Someone, somewhere in a movie said that, but it was a throwaway line after a big explosion and it never really meant anything. If it did, I never got it.
Until about two weeks ago, that is.
My parents built a small cream brick house close to the Goulburn River, when they got married in the late 60's, and they lived there for many years. I grew up there, in that small cream brick house, working around the paddocks with my father or riding my bike down around the state forest along the river with the best dog to ever live. You could say it was a pretty good childhood.
Those days are long gone. My parent's health declined as they got older, and my mum, who had heart problems soon became full time carer for my dad, who was suffering from dementia. I would go home on my days off, so that she could have a break and some rest.

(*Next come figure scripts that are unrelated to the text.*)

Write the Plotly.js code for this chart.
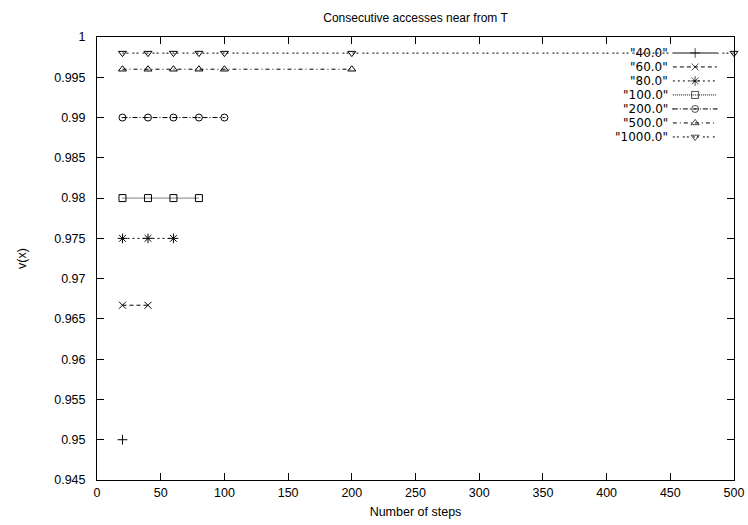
<!DOCTYPE html>
<html>
<head>
<meta charset="utf-8">
<script src="https://cdn.plot.ly/plotly-3.0.1.min.js"></script>
<style>html,body{margin:0;padding:0;background:#fff;}#chart{width:748px;height:525px;}</style>
</head>
<body>
<div id="chart"></div>
<script>
// ---- data ----
var seriesNames = ['"40.0"', '"60.0"', '"80.0"', '"100.0"', '"200.0"', '"500.0"', '"1000.0"'];
var x40 = [20];
var y40 = [0.95];
var x60 = [20, 40];
var y60 = [0.9667, 0.9667];
var x80 = [20, 40, 60];
var y80 = [0.975, 0.975, 0.975];
var x100 = [20, 40, 60, 80];
var y100 = [0.98, 0.98, 0.98, 0.98];
var x200 = [20, 40, 60, 80, 100];
var y200 = [0.99, 0.99, 0.99, 0.99, 0.99];
var x500 = [20, 40, 60, 80, 100, 200];
var y500 = [0.996, 0.996, 0.996, 0.996, 0.996, 0.996];
var x1000 = [20, 40, 60, 80, 100, 200, 500];
var y1000 = [0.998, 0.998, 0.998, 0.998, 0.998, 0.998, 0.998];
var titleText = 'Consecutive accesses near from T';
var xTitle = 'Number of steps';
var yTitle = 'v(x)';

// ---- styles ----
var xs = [x40, x60, x80, x100, x200, x500, x1000];
var ys = [y40, y60, y80, y100, y200, y500, y1000];
var symbols = ['cross-thin-open', 'x-thin-open', 'asterisk-open', 'square-open', 'circle-open-dot', 'triangle-up-open', 'triangle-down-open'];
var dashes = ['solid', '4px,3px', '2px,3px', '1px,1px', '5px,2px,1px,2px', '4px,3px,1px,3px', '2px,2px,2px,4px'];
var lineColors = ['#888', '#000', '#000', '#000', '#000', '#000', '#000'];
var sizes = [7, 7, 8, 7, 7, 7, 7];
var FONT = 'Liberation Sans, Arial, sans-serif';

var traces = [];
for (var i = 0; i < seriesNames.length; i++) {
  traces.push({
    x: xs[i], y: ys[i], type: 'scatter', mode: 'lines+markers',
    name: seriesNames[i], showlegend: false, cliponaxis: false,
    line: {color: '#000', width: 1, dash: dashes[i]},
    marker: {symbol: symbols[i], size: sizes[i], color: '#000', line: {width: 1, color: '#000'}}
  });
}
// custom gnuplot-style legend (sample drawn right of label)
var annotations = [];
var top0 = 0.964, step = 0.0316;
for (var j = 0; j < seriesNames.length; j++) {
  var yy = top0 - j * step;
  traces.push({
    x: [0.904, 0.939, 0.973], y: [yy, yy, yy], xaxis: 'x2', yaxis: 'y2',
    type: 'scatter', mode: 'lines+markers', showlegend: false, hoverinfo: 'skip', cliponaxis: false,
    line: {color: lineColors[j], width: j === 0 ? 2 : 1, dash: dashes[j]},
    marker: {symbol: symbols[j], size: [0, sizes[j], 0], color: '#000', line: {width: 1, color: '#000'}}
  });
  annotations.push({
    text: seriesNames[j], xref: 'paper', yref: 'paper', x: 0.898, y: yy,
    xanchor: 'right', yanchor: 'middle', showarrow: false, borderpad: 0,
    font: {family: 'DejaVu Sans, sans-serif', size: 12, color: '#000'}
  });
}

var axisCommon = {
  showline: true, linecolor: '#000', linewidth: 1, mirror: 'ticks',
  ticks: 'inside', ticklen: 7, tickcolor: '#000', tickwidth: 1,
  showgrid: false, zeroline: false,
  tickfont: {family: FONT, size: 12.5, color: '#000'}
};

var layout = {
  width: 748, height: 525,
  margin: {l: 97, r: 14, t: 37, b: 45},
  paper_bgcolor: '#fff', plot_bgcolor: '#fff',
  showlegend: false,
  font: {family: FONT, size: 12, color: '#000'},
  title: {text: titleText, x: 0.5555, xanchor: 'center', y: 0.967, yanchor: 'middle',
          font: {family: FONT, size: 12, color: '#000'}},
  xaxis: Object.assign({}, axisCommon, {
    range: [0, 500], dtick: 50, tick0: 0, ticklabelstandoff: 1,
    title: {text: xTitle, standoff: 8, font: {family: FONT, size: 12.5, color: '#000'}}
  }),
  yaxis: Object.assign({}, axisCommon, {
    range: [0.945, 1], dtick: 0.005, tick0: 0.945, ticklabelstandoff: 8,
    title: {text: yTitle, standoff: 24, font: {family: FONT, size: 12.5, color: '#000'}}
  }),
  xaxis2: {overlaying: 'x', range: [0, 1], visible: false, fixedrange: true},
  yaxis2: {overlaying: 'y', range: [0, 1], visible: false, fixedrange: true},
  annotations: annotations
};

Plotly.newPlot('chart', traces, layout, {displayModeBar: false, staticPlot: true});
</script>
</body>
</html>
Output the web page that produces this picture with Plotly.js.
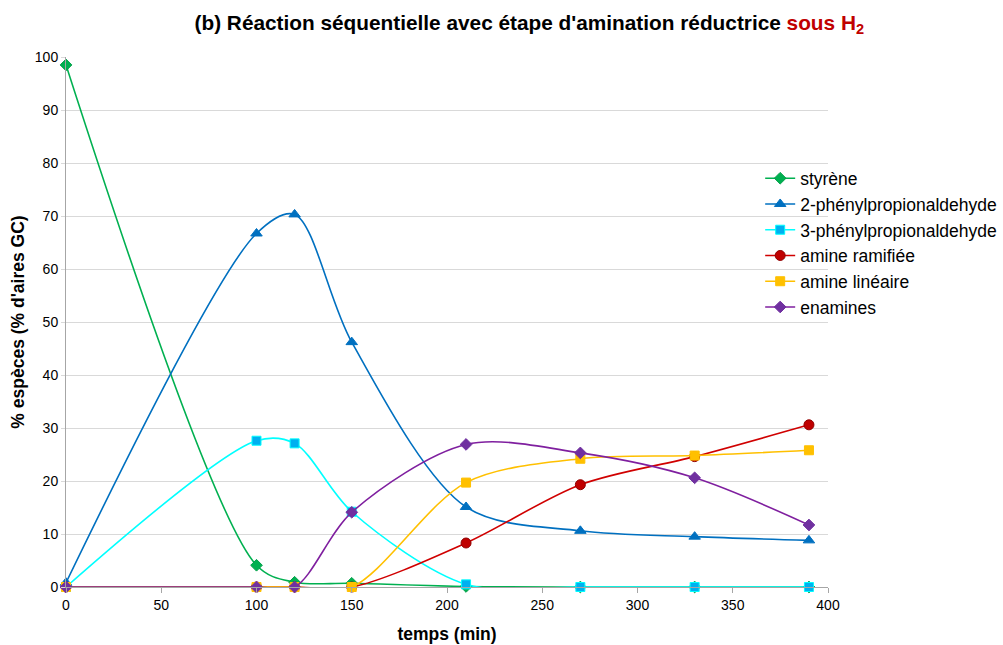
<!DOCTYPE html>
<html>
<head>
<meta charset="utf-8">
<script src="https://cdn.plot.ly/plotly-3.0.1.min.js"></script>
<style>html,body{margin:0;padding:0;background:#fff;}#chart{width:1003px;height:645px;}</style>
</head>
<body>
<div id="chart"></div>
<script>
const temps = [0, 100, 120, 150, 210, 270, 330, 390];
const styrene = [98.5, 4.1, 0.9, 0.7, 0.1, 0, 0, 0];
const phenyl2 = [0.8, 66.7, 70.3, 46.2, 15.1, 10.6, 9.5, 8.8];
const phenyl3 = [0, 27.6, 27.1, 14.2, 0.5, 0, 0, 0];
const amineRamifiee = [0, 0, 0, 0, 8.3, 19.3, 24.6, 30.6];
const amineLineaire = [0, 0, 0, 0, 19.7, 24.2, 24.8, 25.8];
const enamines = [0, 0, 0, 14.1, 26.9, 25.3, 20.6, 11.7];
const xTicks = [0, 50, 100, 150, 200, 250, 300, 350, 400];
const yTicks = [0, 10, 20, 30, 40, 50, 60, 70, 80, 90, 100];

function tr(name, y, lineColor, symbol, fill, border, size) {
  return {
    x: temps, y: y, name: name, type: 'scatter', mode: 'lines+markers',
    line: {color: lineColor, width: 1.6, shape: 'spline', smoothing: 0.9},
    marker: {symbol: symbol, color: fill, size: size, line: {color: border, width: 1}},
    cliponaxis: false
  };
}
const data = [
  tr('styrène', styrene, '#00B050', 'diamond', '#00B050', '#00A048', 9),
  tr('2-phénylpropionaldehyde', phenyl2, '#0070C0', 'triangle-up', '#0070C0', '#0070C0', 10),
  tr('3-phénylpropionaldehyde', phenyl3, '#00FFFF', 'square', '#00B0F0', '#00FFFF', 9),
  tr('amine ramifiée', amineRamifiee, '#D00000', 'circle', '#C00000', '#900000', 10),
  tr('amine linéaire', amineLineaire, '#FFC000', 'square', '#FFC000', '#FFC000', 9),
  tr('enamines', enamines, '#7F1F9F', 'diamond', '#7030A0', '#7030A0', 9)
];
const layout = {
  width: 1003, height: 645,
  margin: {l: 66, r: 175, t: 57, b: 58, autoexpand: false},
  paper_bgcolor: '#fff', plot_bgcolor: '#fff',
  font: {family: 'Liberation Sans, Arial, sans-serif', size: 14, color: '#000'},
  title: {
    text: "<b>(b) Réaction séquentielle avec étape d'amination réductrice <span style='color:#C00000'>sous H<sub>2</sub></span></b>",
    font: {size: 20.8, color: '#000'},
    x: 0.608, xref: 'paper', xanchor: 'center', y: 0.965, yref: 'container', yanchor: 'middle'
  },
  xaxis: {
    range: [0, 400], tickvals: xTicks, ticktext: xTicks.map(String),
    showgrid: false, zeroline: false, showline: true, linecolor: '#A6A6A6', linewidth: 1,
    ticks: 'outside', ticklen: 5, tickcolor: '#A6A6A6',
    title: {text: '<b>temps (min)</b>', font: {size: 17.5}, standoff: 15}
  },
  yaxis: {
    range: [0, 100], tickvals: yTicks, ticktext: yTicks.map(String),
    showgrid: true, gridcolor: '#D9D9D9', gridwidth: 1, zeroline: false,
    showline: true, linecolor: '#A6A6A6', linewidth: 1,
    ticks: 'outside', ticklen: 4, tickcolor: '#D9D9D9',
    title: {text: "<b>% espèces (% d'aires GC)</b>", font: {size: 17.5}, standoff: 5}
  },
  legend: {
    x: 0.911, xanchor: 'left', y: 0.805, yanchor: 'top',
    font: {size: 17.5}, bgcolor: 'rgba(0,0,0,0)', tracegroupgap: 0
  },
  showlegend: true
};
Plotly.newPlot('chart', data, layout, {displayModeBar: false, staticPlot: true});
</script>
</body>
</html>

I would walk in the back door, just as I always had, pat the dog, just as I always had, help myself to food from their cupboards, just as I always had. Then I would finally announce my arrival, just as I always had. But it was not as it had always been. I was no longer the youngest child in the house, I was now a grown man, and my relationship with my parents had changed accordingly.
When my mum passed away several years later, I moved back into the old house. Now I was the sole breadwinner of a small family, with the same pressures my father must have felt when I was a child. Though I knew every inch of this old house, every dark nook, and cobwebbed cranny better than I knew the back of my own hand, it was not the same house I had lived in as a child. It was simply not the same.
But even today, several years after my sister and I sold the old house, my activities have me driving past the place at least once a week as I visit a life-long friend who lives nearby.
Every time, I drive past, I glance out the window. The little cream brick house looks even smaller now, dwarfed by the white cedar tree, grown out of control in the front yard, which the new tenants have strewn with ornaments and kids toys.
A couple of weeks ago, I drove past, resisting the temptation to flick the wheel to the left and park in the sloping driveway and without warning, I realised that I would never set foot in the place ever again. This realisation was accompanied by a pang of disappointment so intense that it knocked me breathless, even as I steered my car around the sweeping bend in the road.
A further thought, like the twist of a blade in ones belly, came unbidden to my mind. So much had changed that every time I walked in unannounced, I was not going home. That was long gone. I was simply walking into the house I grew up in, or the house my parents owned.
By the time I pulled up at my mate house a minute or two later, I finally understood that stupid throwaway line "You can never go home", though in retrospect, I suspect I always did.